1993. Publication of La pista de hielo (The Skating Rink), winner of the 1992 Alcalá de Henares Narrative Prize.
1994. He won the City of Irún Literary Prize with Los perros románticos (The Romantic Dogs). Thereafter, he devoted himself exclusively to literature, leaving behind his numerous extra-literary jobs (dish-washer, camp site guard, jewellery salesman, etc.).
1996. Publication of La literatura nazi en América (Nazi literature in the Americas) and Estrella distante (Distant Star). After the publication of these works, Bolaño presented his editor with a book a year.
1997. Publication of the volume of short stories Llamadas telefónicas (Phone Calls), which won the Santiago de Chile Municipal Prize.
1998. Publication of Los detectives salvajes (The Savage Detectives), winner of the 16th Herralde Novel Prize (1998) and the 11th Rómulo Gallegos Prize (1999). He returned to Chile after over 25 years.
2001. Birth of his daughter, Alexandra. Bolaño was always highly protective of his children, “my only homeland”. He dedicated many of his books to them and to Carolina López.
2003. He died on 14 July.
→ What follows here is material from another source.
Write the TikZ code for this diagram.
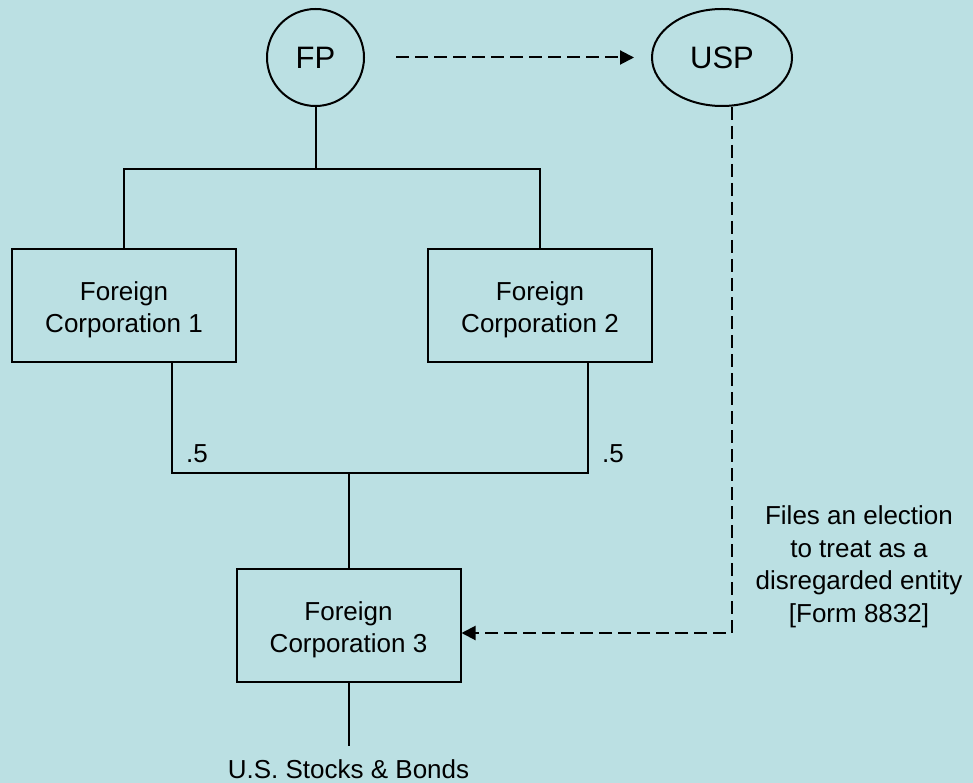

A few days later, as he had expressly requested, his ashes were scattered in the Bay of Blanes.
2004. Posthumous publication of 2666, his culminating work, winner of several prizes: Salambó (Barcelona), Ciutat de Barcelona, Municipal de Literatura de Santiago de Chile, Fundación José Manuel Lara (2005), Altazor (2005) and National Book Critics Circle Award (New York, 2008).
Other of Bolaño’s texts were later published: Entre paréntesis (2004, Between Parentheses), La Universidad Desconocida (2007, The Unknown University), El secreto del mal (2007, The Secret of Evil), El Tercer Reich (2010, The Third Reich) and Los sinsabores del verdadero policía (2011, Woes of the True Policeman).